空力の良さに関してだが、”なぜかよく分からないけど速い”という感想を持った。恐らく、フォームが変わったことによる空気抵抗低減の影響の方が大きいだろう。というのも当初、ステムをアップライトなものに変えて乗ってみた所ほとんどそのような感じは受けず、いつも通りの水平ステムに変えて(以前よりさらに)アグレッシブなポジションにしてからそのような感じを受けたからだ。とはいえハンドル自体も多少は効いているだろうから、ハンドル単体でも、例えば長距離を走った時やかなりスピードが出ている場面で、気づかない程度にアシストしてくれるくらいの効果はあるのではないだろうか。

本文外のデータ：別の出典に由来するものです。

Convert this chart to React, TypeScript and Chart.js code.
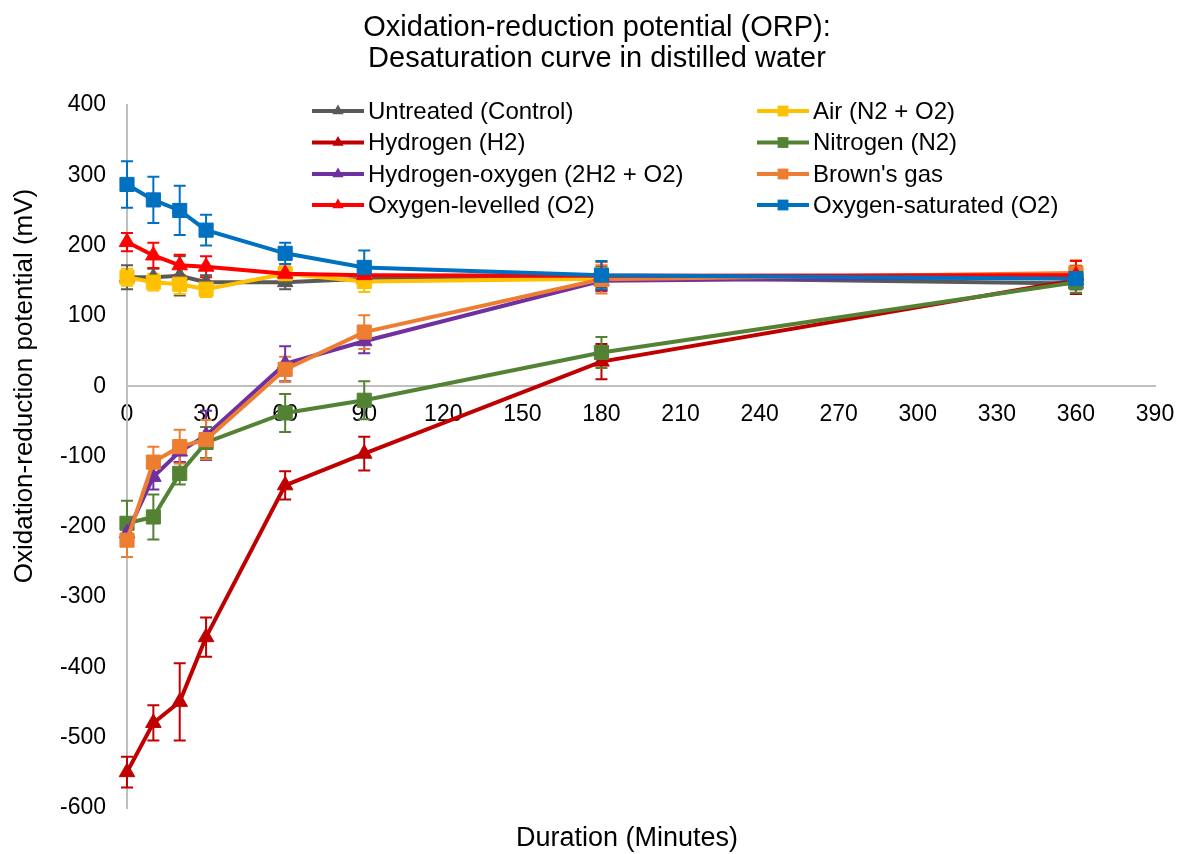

振動に関しては結構しっかり伝わってくる。接地感が高いと書いたが、言い方を変えれば衝撃がしっかり伝わってくるという感触。衝撃の角もあまり丸くなっていないが、ハンドルが変にたわんだりしない分、安心感はある。レース機材と考えると個人的にはこういうダイレクト感が高い感触が好きなので気に入った。なお、空気圧を上げると、少し跳ねる感じが出てきてしまうので、その点は注意が必要だろう。

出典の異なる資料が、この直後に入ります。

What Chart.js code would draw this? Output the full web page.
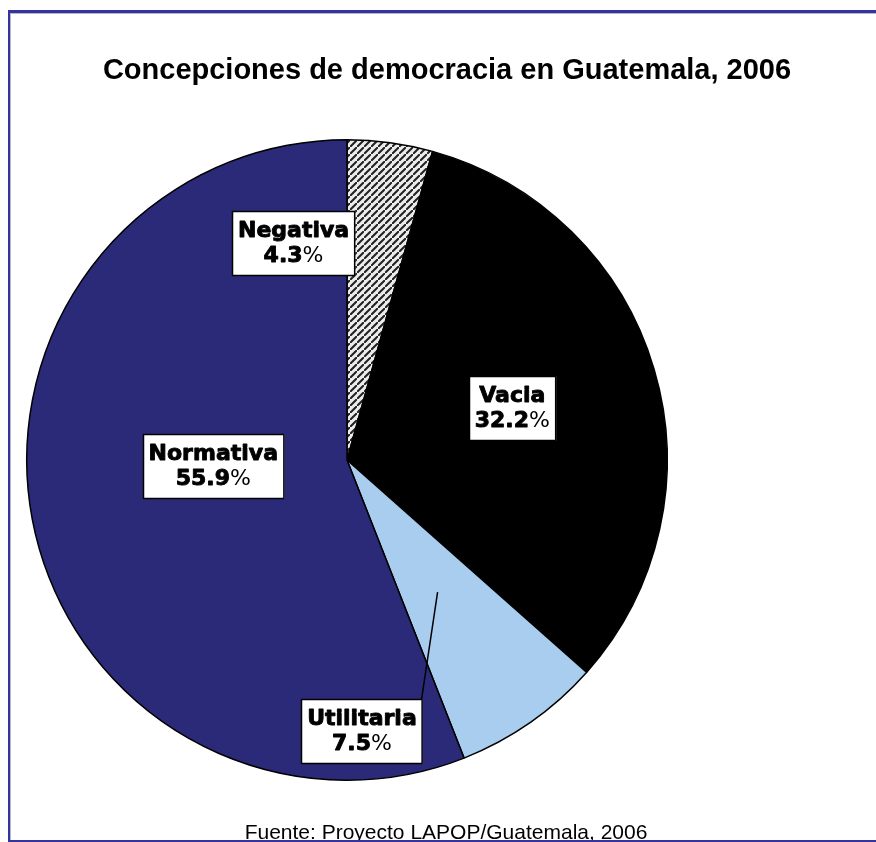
<!DOCTYPE html>
<html>
<head>
<meta charset="utf-8">
<script src="https://cdn.jsdelivr.net/npm/chart.js@4/dist/chart.umd.min.js"></script>
<style>
  html, body { margin: 0; padding: 0; background: #fff; }
  canvas { display: block; }
</style>
</head>
<body>
<canvas id="pieChart" width="876" height="842"></canvas>
<script>
// Datos del gráfico
const categories = ['Negativa', 'Vacia', 'Utilitaria', 'Normativa'];
const percentages = [4.3, 32.2, 7.5, 55.9];
const chartTitle = 'Concepciones de democracia en Guatemala, 2006';
const sourceNote = 'Fuente: Proyecto LAPOP/Guatemala, 2006';

// Motivo rayado para la porción "Negativa"
function makeHatch() {
    const s = 7;
    const tile = document.createElement('canvas');
    tile.width = s;
    tile.height = s;
    const c = tile.getContext('2d');
    c.fillStyle = '#ececec';
    c.fillRect(0, 0, s, s);
    c.strokeStyle = '#222';
    c.lineWidth = 2;
    c.beginPath();
    c.moveTo(-1, s + 1); c.lineTo(s + 1, -1);
    c.moveTo(-s - 1, 1); c.lineTo(1, -s - 1);
    c.moveTo(s - 1, 2 * s + 1); c.lineTo(2 * s + 1, s - 1);
    c.stroke();
    return document.getElementById('pieChart').getContext('2d').createPattern(tile, 'repeat');
}

// Ajustes de posición de las etiquetas (ángulo extra en grados, fracción del radio)
const labelPlacement = {
    Negativa:   { dAngle: -21.6, frac: 0.697 },
    Vacia:      { dAngle: -0.9,  frac: 0.541 },
    Utilitaria: { dAngle: 31.8,  frac: 0.848, leader: { dAngle: 0.5, frac: 0.5 } },
    Normativa:  { dAngle: 8.0,   frac: 0.418 }
};

const framePlugin = {
    id: 'frame',
    afterDraw(chart) {
        const ctx = chart.ctx;
        const w = chart.width;
        ctx.save();
        // título
        ctx.fillStyle = '#000';
        ctx.textAlign = 'center';
        ctx.textBaseline = 'alphabetic';
        ctx.font = 'bold 29px "Liberation Sans", Arial, sans-serif';
        ctx.fillText(chartTitle, 447, 79);
        // fuente
        ctx.font = '21px "Liberation Sans", Arial, sans-serif';
        ctx.fillText(sourceNote, 446, 839);
        // marco
        ctx.fillStyle = '#b8b8b8';
        ctx.fillRect(10, 13, 1, 827);
        ctx.fillRect(10, 13, w - 10, 1);
        ctx.fillStyle = '#3434a0';
        ctx.fillRect(8, 10, 2, 832);
        ctx.fillRect(8, 10, w - 8, 3);
        ctx.fillRect(8, 840, w - 8, 2);
        ctx.restore();
    }
};

function heavyText(ctx, text, x, y) {
    ctx.fillText(text, x, y);
    ctx.strokeText(text, x, y);
}

const boxLabelPlugin = {
    id: 'boxLabels',
    afterDatasetsDraw(chart) {
        const ctx = chart.ctx;
        const meta = chart.getDatasetMeta(0);
        const nameFont = 'bold 22px "DejaVu Sans", sans-serif';
        const pctFont = '22px "DejaVu Sans", sans-serif';
        const lineH = 25;
        ctx.save();
        meta.data.forEach((arc, i) => {
            const name = categories[i];
            const place = labelPlacement[name];
            const mid = (arc.startAngle + arc.endAngle) / 2;
            const r = arc.outerRadius;
            const a = mid + place.dAngle * Math.PI / 180;
            const cx = arc.x + Math.cos(a) * r * place.frac;
            const cy = arc.y + Math.sin(a) * r * place.frac;

            const num = percentages[i].toFixed(1);
            ctx.font = nameFont;
            const nameW = ctx.measureText(name).width;
            const numW = ctx.measureText(num).width;
            ctx.font = pctFont;
            const pctW = ctx.measureText('%').width;
            const boxW = Math.max(nameW, numW + pctW) + 12;
            const boxH = lineH * 2 + 15;
            const bx = Math.round(cx - boxW / 2);
            const by = Math.round(cy - boxH / 2);

            if (place.leader) {
                const la = mid + place.leader.dAngle * Math.PI / 180;
                const lx = arc.x + Math.cos(la) * r * place.leader.frac;
                const ly = arc.y + Math.sin(la) * r * place.leader.frac;
                ctx.strokeStyle = '#000';
                ctx.lineWidth = 1.5;
                ctx.beginPath();
                ctx.moveTo(lx, ly);
                ctx.lineTo(bx + boxW - 1, by);
                ctx.stroke();
            }

            ctx.fillStyle = '#fff';
            ctx.fillRect(bx, by, boxW, boxH);
            ctx.strokeStyle = '#000';
            ctx.lineWidth = 1.5;
            ctx.strokeRect(bx + 0.5, by + 0.5, boxW - 1, boxH - 1);

            ctx.fillStyle = '#000';
            ctx.strokeStyle = '#000';
            ctx.lineWidth = 0.9;
            ctx.lineJoin = 'round';
            ctx.textBaseline = 'middle';
            ctx.textAlign = 'left';
            ctx.font = nameFont;
            heavyText(ctx, name, cx - nameW / 2, by + 7 + lineH / 2 + 1);
            const lineX = cx - (numW + pctW) / 2;
            heavyText(ctx, num, lineX, by + 7 + lineH * 1.5 + 1);
            ctx.font = pctFont;
            ctx.fillText('%', lineX + numW, by + 7 + lineH * 1.5 + 1);
        });
        ctx.restore();
    }
};

new Chart(document.getElementById('pieChart'), {
    type: 'pie',
    data: {
        labels: categories,
        datasets: [{
            data: percentages,
            backgroundColor: [makeHatch(), '#000000', '#a9cdee', '#2a2a78'],
            borderColor: '#000000',
            borderWidth: 1.5
        }]
    },
    options: {
        responsive: false,
        animation: false,
        devicePixelRatio: 1,
        layout: {
            padding: { left: 26, right: 208, top: 139, bottom: 61 }
        },
        plugins: {
            legend: { display: false },
            tooltip: { enabled: false },
            title: { display: false }
        }
    },
    plugins: [boxLabelPlugin, framePlugin]
});
</script>
</body>
</html>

恐らく、フラットバー部分が薄すぎないため、むしろ剛性向上に寄与しているのではないかと思う。実際、実走でのスプリントの際、全力でもがいても全然たわむことなく、グイグイ速度が伸びていく感じがしてとても気持ち良い。
僕自身は体重の軽さもあって接地感(という数値化が難しいよく分からない感触)に悩まされてきたが、その問題も多少解決できたという点でも良かった。

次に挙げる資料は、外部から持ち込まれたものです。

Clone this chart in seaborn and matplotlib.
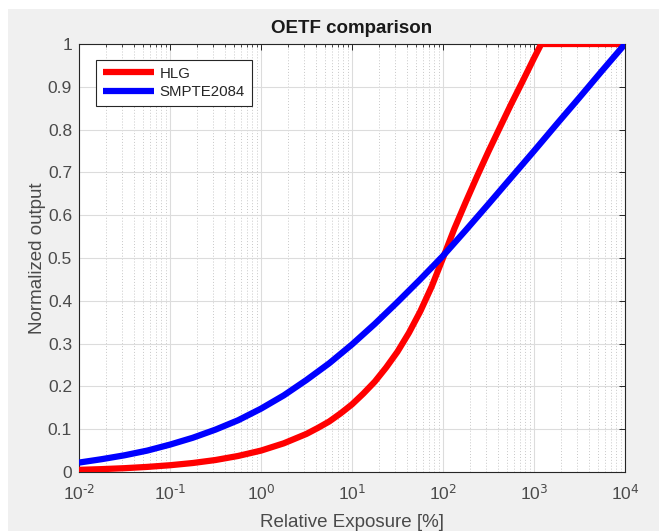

剛性が高いエアロハンドルというのは色々な意味で最強の機材だと感じた。


<サイコン取り付け>
Specialized Vengeの場合、専用ステムを使うことでそちら側にサイコン台座がつくようだが、Aerofly Ⅱ単独での導入の場合、サイコン取り付けに一苦労である。というのも丸い部分の幅が少なく、例えばPioneerのSGX-CA600用の台座であるSGY-BR600は取り付けできなかったし、Rec-mountsSGX6-Narrow9(汎用タイプ)すら装着不可能だった。参考までにだが、僕はSGX6-BOLT17(ボルトクランプタイプ)を使っているが、これかSGX6-SPECER10(ヘッドスペーサータイプ)、SGX6-TOPCAP14(トップキャップタイプ)あたりが選択肢となりうるのではないだろうか。もしくはおとなしく専用ステムを使え、ということだろう。
 
<ステムとの相性について (2021/1/2追記)>
下記の話は個体差もあると思うので、その点も考慮して読んでいただきたい。
Fizik cyranoステムでしばらく運用していたのだが、カーボン用すべり止めグリスを使用しても、段差でハンドルがお辞儀してしまうことがあった。cyranoステムは複数所有しているので、使用頻度が低いもの=あまり消耗していないはずのものも試してみたがそれでも効果はなかった。
次に、取り付け部の幅がより広いステムを試そうと考え、OnebyESU スージーステムを試したら、ステム自体の性能、デザインには全く不満がないものの、やはりお辞儀してしまった。
最終的にVengeステムを使ったところ、そのような症状がみられなくなった。わずかな設計の違いなのだろうが、純正ステムでは段差で滑る症状が完全に消えたので驚いた。なお、Vengeステムは店頭販売のみな点に注意。
ちなみに、その後、ポジションをさらに煮詰めていく段階でS-Works SL Stemに変更したが、こちらでも全く問題はなかった。また、こちらの場合、取り付け部の幅が狭いため、Rec-mountsSGX6-Narrow9(汎用タイプ)を取り付け可能である。軽くて高剛性、角度も6度12度17度から選べバリエーション豊富、と極めて満足度が高い製品であった。

<総括>
結論を述べると、あれだけ丸ハンにこだわっていたのにウソかと思うほど気に入ってしまった。結局、丸ハンという伝統の形状が好まれるのは、長い淘汰を生き延びてきたからということがあるだろうが、要するに、よく考えられた形状であれば丸ハンであっても丸ハンでなくても、競技するうえでメリットになりそう=選手的な目線で気に入る、ということなのだろう。
基本的に定価販売ではあるが、値段相応の性能はあると思うし、ぜひ他の人にも勧めたい製品だと思う。
単純なシルエットでいえばいまだに丸ハンが好きだが、性能面を含めて考えると長く使い続けたいと思えるハンドルであった。今後、ステム一体型など、他のバリエーションが出てくることも期待したい。